As Sydney's climate is warmer than New Zealand's, it's no great surprise to find that the popular kiwi plant called 'NZ Christmas Bush' is in flower here already, in spring. It's doing a great job for me in my ugly side passage, where all the various wheelie-style garbage bins and the air-conditioner unit live. From the street, all passers-by see is a tall potted plant with green-blue foliage topped with fuzzy red pom poms. And that was the plan, and each year it's working better than the last.
Here's the top half – the showtime section – of my kiwi gatekeeper this morning. This year's blooming is better than last year's, which was better than the year before, etc, etc.
Standing back at street level looking down the side passage, and the cover-up is complete. Instead of boring bins you see greenery, and beyond the Christmas bush the greenery of the angel wing begonias.
The flowers are little starbursts of hundreds of fine crimson needles, each tipped with a tiny golden bobble.
Though it's covered in flowers there are plenty more to come, just waiting to burst from their little clusters of buds.
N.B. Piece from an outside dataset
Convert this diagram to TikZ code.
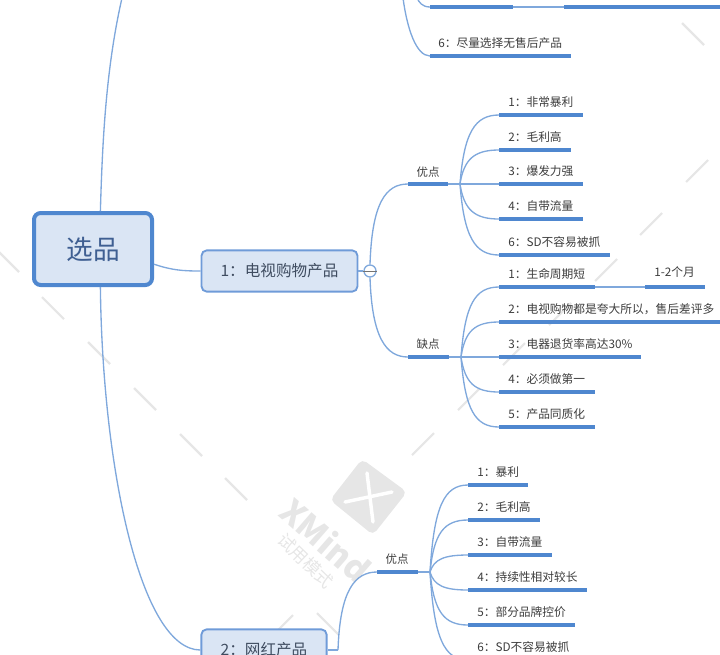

Caught in the act, the explosion of each flower is slow-spreading fire. Indeed, several cultivars of this plant, whose name is Metrosideros, have 'fire' in their name (such as 'Fiji Fire').
I've blogged about this lovely plant before, here. It's one worth recommending to people in similar climates for several reasons, apart from its beauty and hardiness. One big positive is that it is doing well in a lousy spot, with just partial morning sun from about 8am, and shade from about midday onwards. I know that these things also do well in full sun and they cope brilliantly with coastal spots full of salty sea spray, although that isn't an issue for me.
Mine is in a pot that has built-in pot feet, and I think good soil drainage is a reason it's happy. I also feed it slow-release plant food, which is ideal for anything in a pot, and I'm a good boy when it comes to watering it, too.
In return, it has never misbehaved, been attacked by pests or looked unwell. My only worry is that someone, a passer-by, will steal it some day. They'll need more than light fingers, though. It now weighs a ton!